Good Beat, Good to Dance To
On my way back home today after a couple of days on the road, I happened to dial in on Fresh Air, where Terry Gross was talking with former White House terrorism adviser Richard Clarke. Now, this guy's gotten more airtime in the last four days than his namesake, Dick "American Bandstand" Clark, got in 50 years, but due to the press of my work, I haven't watched or listened to much of it. But with 50 miles of interstate to traverse this afternoon, I decided to listen to the interview, and what I heard was shocking--although familiar at the same time.

Among the revelations: the Bush people were given several major national security concerns by Clinton's outgoing security team--chief among them the Al Qaeda threat and North Korea's nukes--but they chose to ignore them in favor of a distinctly Cold-War agenda involving Star Wars, Iraq, and relations with Russia. Time and again, the administration treated its preconceived notions like "received wisdom," to use Clarke's phrase, and sought only intelligence information that would confirm it. Only about 50 Americans died in terrorist attacks during Clinton's eight years in office, compared to several hundred during the Reagan years (the Beirut embassy bombing being the major attack) and Daddy Bush's term (the Lockerbie bombing its darkest moment), and Dubya's toll of over 3,000. Only Clinton responded to terror attacks militarily, by bombing terrorist training camps in Afghanistan and the Sudan--attacks that were dismissed by many Americans as being a "wag-the-dog" distraction from the impeachment circus. Clarke dismisses as "legend" the story that the Sudan was willing to deliver up Bin Laden to the U.S. but that the Clinton administration was unwilling to take him.
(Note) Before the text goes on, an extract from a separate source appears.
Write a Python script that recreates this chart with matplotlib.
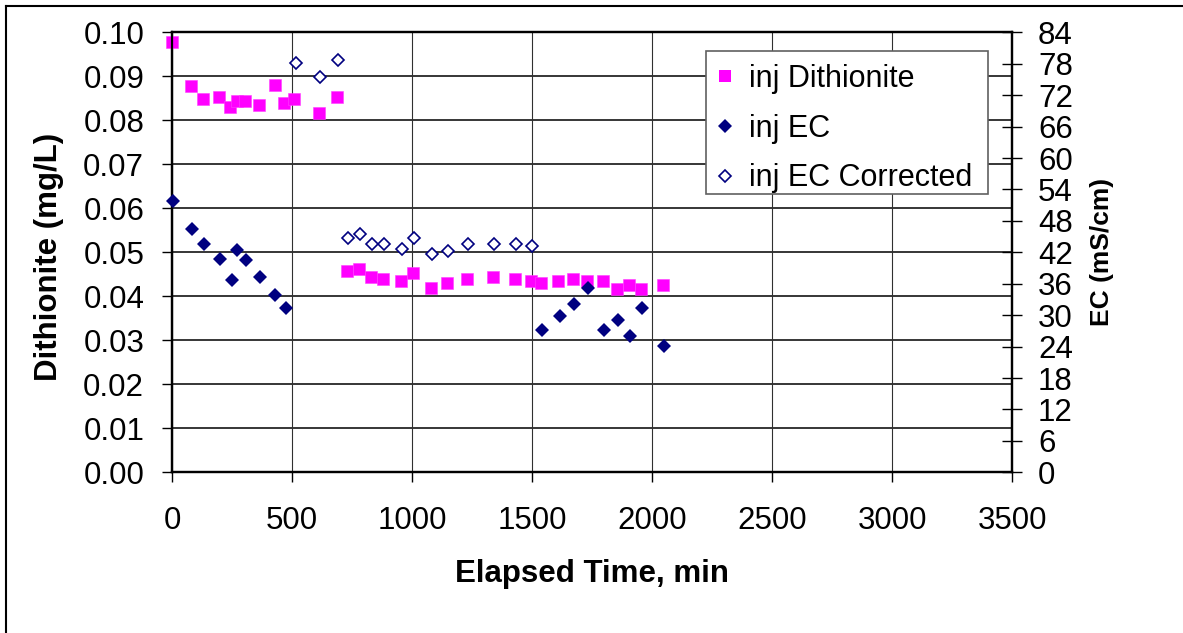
import matplotlib
matplotlib.use("Agg")
import matplotlib.pyplot as plt
from matplotlib.lines import Line2D
from matplotlib.patches import Rectangle

plt.rcParams["font.family"] = ["Liberation Sans", "DejaVu Sans"]

# -------------------------------------------------
# Data
# -------------------------------------------------
# injection dithionite (left axis, mg/L)
dith_time = [0, 78, 128, 195, 243, 270, 304, 361, 428, 468, 510, 612, 687,
             728, 778, 828, 878, 953, 1004, 1079, 1144, 1228, 1336, 1429,
             1495, 1537, 1608, 1671, 1729, 1796, 1852, 1904, 1953, 2044]
dith_conc = [0.0979, 0.0879, 0.0848, 0.0852, 0.0830, 0.0844, 0.0844, 0.0834,
             0.0880, 0.0839, 0.0848, 0.0816, 0.0852,
             0.0457, 0.0461, 0.0443, 0.0439, 0.0434, 0.0452, 0.0420, 0.0430,
             0.0439, 0.0443, 0.0439, 0.0434, 0.0430, 0.0435, 0.0439, 0.0434,
             0.0435, 0.0417, 0.0426, 0.0417, 0.0426]

# injection EC (right axis, mS/cm)
ec_time = [5, 82, 132, 199, 249, 272, 309, 366, 431, 474,
           1540, 1616, 1675, 1733, 1800, 1857, 1907, 1959, 2050]
ec_val = [51.85, 46.5, 43.5, 40.8, 36.65, 42.4, 40.5, 37.3, 33.9, 31.3,
          27.1, 29.8, 32.1, 35.1, 27.2, 29.1, 26.0, 31.4, 24.05]

# injection EC corrected (right axis, mS/cm)
ecc_time = [516, 616, 691, 731, 784, 831, 883, 958, 1008, 1084, 1149,
            1233, 1341, 1433, 1500]
ecc_val = [78.2, 75.5, 78.65, 44.7, 45.5, 43.5, 43.5, 42.6, 44.7, 41.6,
           42.2, 43.5, 43.5, 43.5, 43.2]

x_ticks = [0, 500, 1000, 1500, 2000, 2500, 3000, 3500]
left_ticks = [0.00, 0.01, 0.02, 0.03, 0.04, 0.05, 0.06, 0.07, 0.08, 0.09, 0.10]
right_ticks = [0, 6, 12, 18, 24, 30, 36, 42, 48, 54, 60, 66, 72, 78, 84]

pink = "#FF00FF"
navy = "#000080"

# -------------------------------------------------
# Figure
# -------------------------------------------------
W, H = 1183, 633
fig = plt.figure(figsize=(W / 100, H / 100), dpi=100)
ax = fig.add_axes([172 / W, 1 - 472.3 / H, 840.3 / W, 440 / H])
ax2 = ax.twinx()

ax.plot(dith_time, dith_conc, "s", color=pink, ms=8, mew=0.4,
        mec="#ff40ff", label="inj Dithionite", zorder=3, clip_on=False)
ax2.plot(ec_time, ec_val, "D", color=navy, ms=6.8, mew=0,
         label="inj EC", zorder=3, clip_on=False)
ax2.plot(ecc_time, ecc_val, "D", mfc="white", mec=navy, ms=6.0, mew=1.2,
         label="inj EC Corrected", zorder=3, clip_on=False)

ax.set_xlim(0, 3500)
ax.set_ylim(0, 0.10)
ax2.set_ylim(0, 84)
ax.set_xticks(x_ticks)
ax.set_yticks(left_ticks)
ax.set_yticklabels([f"{v:.2f}" for v in left_ticks])
ax2.set_yticks(right_ticks)

# grid: black horizontals, grey verticals
for v in left_ticks:
    ax.axhline(v, color="black", lw=1.1, zorder=1)
for t in x_ticks:
    ax.axvline(t, color="#303030", lw=0.8, zorder=1)

for a in (ax, ax2):
    for spine in a.spines.values():
        spine.set_linewidth(1.6)
        spine.set_color("black")

ax.tick_params(axis="y", direction="out", length=7, width=1,
               labelsize=22.5, pad=13)
ax.tick_params(axis="x", direction="out", length=7, width=1,
               labelsize=22.5, pad=17)
ax2.tick_params(axis="y", direction="inout", length=14, width=1,
                labelsize=22.5, pad=11.5)

# axis titles
fig.text(49 / W, 1 - 257 / H, "Dithionite (mg/L)", rotation=90,
         ha="center", va="center", fontsize=22.5, fontweight="bold")
fig.text(1102 / W, 1 - 252 / H, "EC (mS/cm)", rotation=90,
         ha="center", va="center", fontsize=19, fontweight="bold")
fig.text(592 / W, 1 - 574 / H, "Elapsed Time, min",
         ha="center", va="center", fontsize=22.5, fontweight="bold")

# legend box drawn separately so the entries can sit where they do in the source
ax2.add_patch(Rectangle((706 / W, 1 - 194 / H), 282 / W, 143 / H,
                        transform=fig.transFigure, facecolor="white",
                        edgecolor="#606060", lw=1.2, zorder=4, clip_on=False))
handles = [
    Line2D([], [], ls="none", marker="s", color=pink, ms=8, mew=0),
    Line2D([], [], ls="none", marker="D", color=navy, ms=6.8, mew=0),
    Line2D([], [], ls="none", marker="D", mfc="white", mec=navy, ms=6.0,
           mew=1.2),
]
labels = ["inj Dithionite", "inj EC", "inj EC Corrected"]
leg = ax2.legend(handles, labels, loc="upper left",
                 bbox_to_anchor=((706 - 172) / 840.3, (472.3 - 57) / 440),
                 borderaxespad=0, fontsize=22, numpoints=1,
                 handlelength=0.8, handletextpad=0.4, labelspacing=0.65,
                 borderpad=0.22, frameon=False)
leg.set_zorder(5)

# chart-area border (only left and top are visible)
fig.add_artist(Line2D([6 / W, 6 / W], [0, 1 - 6 / H], transform=fig.transFigure,
                      color="black", lw=1.5))
fig.add_artist(Line2D([6 / W, 1], [1 - 6 / H, 1 - 6 / H],
                      transform=fig.transFigure, color="black", lw=1.5))

fig.savefig("out.png", dpi=100)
(Clinton does not escape Clarke's criticism--although his administration did more than either of his two predecessors to fight the likes of Osama Bin Laden, they didn't catch him, after all. But the mere fact that the 9/11 commission has seen fit to criticize Clinton and Bush means that in the right-wing echo chamber, 9/11 is entirely Clinton's fault.)

The furious attempts by the administration and its media supporters to discredit Clarke's book this week and his testimony today before the 9/11 commission looks to me like a classic "where there's smoke" situation. If you compare Clarke's version of events with what we know to be true from other sources, there's much more information existing that confirms Clarke than would confirm the Bush line that the whole damn thing is an utter fabrication. In short, this is serious stuff. Because there's a Republican majority in Congress, there will be no impeachment--but Clarke's presented enough goods to seal the deal. And the administration's ongoing obsession with repeating the same line over and over and over only makes them look more like they've been caught doing something they know is wrong. Ol' Dick Nixon, the greatest stonewaller of them all, would be proud--and compared to the current crowd's proficiency, Nixon's stonewalling ability is looking more second-rate every day.

The most disappointing revelation in the Clarke interview was his response to administration accusations that he's auditioning for a job in the Kerry administration. He told Terry Gross that if asked to serve, he would thank President Kerry (I like the ring of that) for the offer and decline it. Too bad. A 30-year veteran of public service with deep expertise in one of the most important issues facing our country, and with the courage to speak truth to power in an era when such courage is widely lacking, is somebody John Kerry can't afford to govern without.

The List: Let's start making a list of things that will definitely happen if Bush is reelected. We already know that Roe v. Wade will be done, gone, repealed. Now we can add the fact that Medicare will go broke in 15 years, according to its own trustees. Bush will do nothing to save it if he's reelected. One day after the news broke, Treasury Secretary John Snow started talking about saving it--but that's just window dressing. They want it gone, and if Bush is reelected, it will be--and people ought to know that before they vote in November.